La sortie du « policy mix » - qui reste aujourd'hui expansionniste (après tout, le déficit public est encore très élevé dans la plupart des pays) - constitue un enjeu structurel essentiel pour préserver l'accès du secteur public aux prêteurs de capitaux. Il s'agit de trouver le bon chemin entre un retour à un « policy mix » soutenable - sous l'oeil désormais vigilant et nerveux des marchés financiers - et la nécessité de ne pas compromettre une reprise fragile. Pour préserver la croissance, l'ajustement budgétaire doit privilégier une baisse des dépenses plutôt qu'une hausse d'impôts, et le resserrement monétaire doit demeurer graduel, surtout en Europe où le risque de hausse de l'euro n'est jamais loin.

 

Deuxième enjeu essentiel des politiques de sortie de crise : la gestion des déséquilibres financiers internationaux. Après la crise asiatique de 1997, l'épargne abondante des pays émergents s'est détournée des marchés financiers locaux au profit du marché américain, où elle a alimenté la bulle immobilière et contribué à la crise. Aujourd'hui, l'épargne des pays émergents reste massive et ne s'investit toujours pas en Asie par manque de places financières locales larges, liquides et sûres. D'où une surexposition de la Chine au risque de dépréciation du dollar, un risque de bulle sur les marchés d'actifs et d'instabilité des taux de change.

Cette résorption des déséquilibres des balances courantes devra éviter les ajustements trop brusques. Aux États-Unis, elle passe par une réduction des déficits publics et/ou un surcroît d'épargne, et pourrait affecter à la baisse la croissance et le cours du dollar. En Chine, une réduction de l'excédent courant nécessite de longues réformes structurelles pour augmenter la part de la consommation dans la demande (35 % du PIB chinois seulement vs 65 % en France). En Europe, une résorption trop rapide des déséquilibres internationaux renchérirait l'euro, dégraderait la compétitivité prix et alimenterait une désindustrialisation et une spécialisation vers les secteurs abrités où les gains de productivité sont faibles. L'exercice pragmatique de coordination des réformes structurelles lancé par le G20 (« Framework for Growth ») est utile dans ce contexte.

 

C'est le troisième enjeu : des réformes structurelles pour soutenir durablement la croissance, alors que le vieillissement pèse sur la croissance, que la productivité fléchit et que la crise a déjà fait perdre deux années de croissance environ. Ces politiques structurelles devront d'abord redresser le stock total d'heures travaillées, en allongeant la durée de la vie active grâce à une hausse de l'âge de la retraite, en relevant le temps de travail hebdomadaire, en pesant sur le taux de chômage structurel (grâce à un meilleur fonctionnement du service public de l'emploi et des efforts de formation professionnelle des demandeurs d'emploi) et en limitant le coût du travail grâce à une réduction des charges sur les revenus d'activité.

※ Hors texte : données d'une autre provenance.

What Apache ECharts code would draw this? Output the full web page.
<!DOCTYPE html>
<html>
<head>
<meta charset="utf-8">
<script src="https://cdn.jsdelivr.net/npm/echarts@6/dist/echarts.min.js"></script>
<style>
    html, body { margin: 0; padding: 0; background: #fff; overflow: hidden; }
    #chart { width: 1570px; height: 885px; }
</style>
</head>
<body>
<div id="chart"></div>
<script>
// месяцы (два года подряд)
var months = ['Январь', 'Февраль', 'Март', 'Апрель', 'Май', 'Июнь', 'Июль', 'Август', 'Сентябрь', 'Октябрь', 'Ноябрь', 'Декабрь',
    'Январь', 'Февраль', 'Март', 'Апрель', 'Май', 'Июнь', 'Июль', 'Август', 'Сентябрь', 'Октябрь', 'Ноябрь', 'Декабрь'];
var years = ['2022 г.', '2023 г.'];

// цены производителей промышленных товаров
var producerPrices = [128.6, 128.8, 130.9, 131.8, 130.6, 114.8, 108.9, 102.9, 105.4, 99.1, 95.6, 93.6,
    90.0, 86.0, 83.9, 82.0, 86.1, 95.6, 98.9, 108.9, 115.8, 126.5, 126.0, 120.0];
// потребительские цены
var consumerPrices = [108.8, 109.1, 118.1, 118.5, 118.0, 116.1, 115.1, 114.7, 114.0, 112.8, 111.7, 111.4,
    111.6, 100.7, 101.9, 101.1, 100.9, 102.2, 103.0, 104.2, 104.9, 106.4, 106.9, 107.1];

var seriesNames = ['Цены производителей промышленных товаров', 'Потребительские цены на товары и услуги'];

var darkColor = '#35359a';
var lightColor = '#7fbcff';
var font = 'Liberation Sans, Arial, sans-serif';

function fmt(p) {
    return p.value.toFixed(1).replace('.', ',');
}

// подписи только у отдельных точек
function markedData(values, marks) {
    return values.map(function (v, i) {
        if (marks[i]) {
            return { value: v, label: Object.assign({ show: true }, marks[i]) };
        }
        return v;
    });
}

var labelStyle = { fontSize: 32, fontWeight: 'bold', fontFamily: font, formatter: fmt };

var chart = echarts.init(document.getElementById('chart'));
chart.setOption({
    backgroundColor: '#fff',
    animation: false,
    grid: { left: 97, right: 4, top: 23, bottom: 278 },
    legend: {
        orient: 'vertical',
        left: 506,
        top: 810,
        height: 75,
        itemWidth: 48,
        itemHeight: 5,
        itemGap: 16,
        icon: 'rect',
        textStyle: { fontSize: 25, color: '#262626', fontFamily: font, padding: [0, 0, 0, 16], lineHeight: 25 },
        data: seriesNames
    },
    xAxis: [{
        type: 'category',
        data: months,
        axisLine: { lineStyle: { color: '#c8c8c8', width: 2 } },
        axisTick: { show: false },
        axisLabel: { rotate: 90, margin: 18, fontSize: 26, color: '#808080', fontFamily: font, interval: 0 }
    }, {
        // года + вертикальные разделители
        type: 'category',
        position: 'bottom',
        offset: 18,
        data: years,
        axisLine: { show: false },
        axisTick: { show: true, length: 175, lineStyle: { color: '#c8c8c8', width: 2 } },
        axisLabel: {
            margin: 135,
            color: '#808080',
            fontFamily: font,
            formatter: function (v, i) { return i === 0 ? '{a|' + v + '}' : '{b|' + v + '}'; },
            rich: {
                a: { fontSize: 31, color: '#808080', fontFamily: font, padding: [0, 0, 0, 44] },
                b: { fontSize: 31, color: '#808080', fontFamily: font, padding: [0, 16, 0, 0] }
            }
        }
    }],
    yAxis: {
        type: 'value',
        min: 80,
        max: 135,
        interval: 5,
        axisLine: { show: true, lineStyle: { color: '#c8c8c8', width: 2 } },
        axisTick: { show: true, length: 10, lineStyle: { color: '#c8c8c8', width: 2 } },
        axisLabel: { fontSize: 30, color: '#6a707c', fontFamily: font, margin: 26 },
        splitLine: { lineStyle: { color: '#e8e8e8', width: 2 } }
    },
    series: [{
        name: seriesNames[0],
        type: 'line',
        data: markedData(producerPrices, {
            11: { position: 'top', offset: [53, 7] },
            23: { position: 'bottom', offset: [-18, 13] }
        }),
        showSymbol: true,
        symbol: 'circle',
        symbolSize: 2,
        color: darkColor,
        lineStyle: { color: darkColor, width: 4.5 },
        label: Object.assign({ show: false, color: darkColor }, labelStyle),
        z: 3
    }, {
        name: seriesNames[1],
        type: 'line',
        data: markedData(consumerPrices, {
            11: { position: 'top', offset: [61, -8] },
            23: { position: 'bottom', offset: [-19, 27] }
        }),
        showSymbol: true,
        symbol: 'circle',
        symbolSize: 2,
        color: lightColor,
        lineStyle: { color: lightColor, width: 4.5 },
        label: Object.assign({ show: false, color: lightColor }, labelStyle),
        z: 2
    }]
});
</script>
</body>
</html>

Elles devront aussi redresser la productivité du travail, qui a fléchi en France passant de + 1,8 % par an sur 1991-2007 en moyenne à + 1,2 % sur 2003-2007. Pour y parvenir, des politiques proconcurrentielles restent nécessaires, en particulier dans le secteur des services marchands, en Allemagne comme en France. Le soutien à la R&D doit être démultiplié. La restructuration de l'enseignement supérieur (à condition d'avoir mis les universités sous contrainte budgétaire) constitue un autre enjeu essentiel de compétitivité tant le lien est étroit entre niveau d'éducation, productivité du travail et croissance. Enfin, les politiques structurelles de sortie de crise devront favoriser une accumulation de capital régulière et équilibrée, en diminuant la taxation du capital et, surtout, en poursuivant une réforme profonde de la réglementation bancaire et financière. La crise de 2008 a montré les enjeux de ce chantier : la sous-accumulation du capital et la hausse du taux de chômage d'équilibre liées à la crise financière feront perdre environ un demi-point de croissance par an en moyenne sur 2009-2013.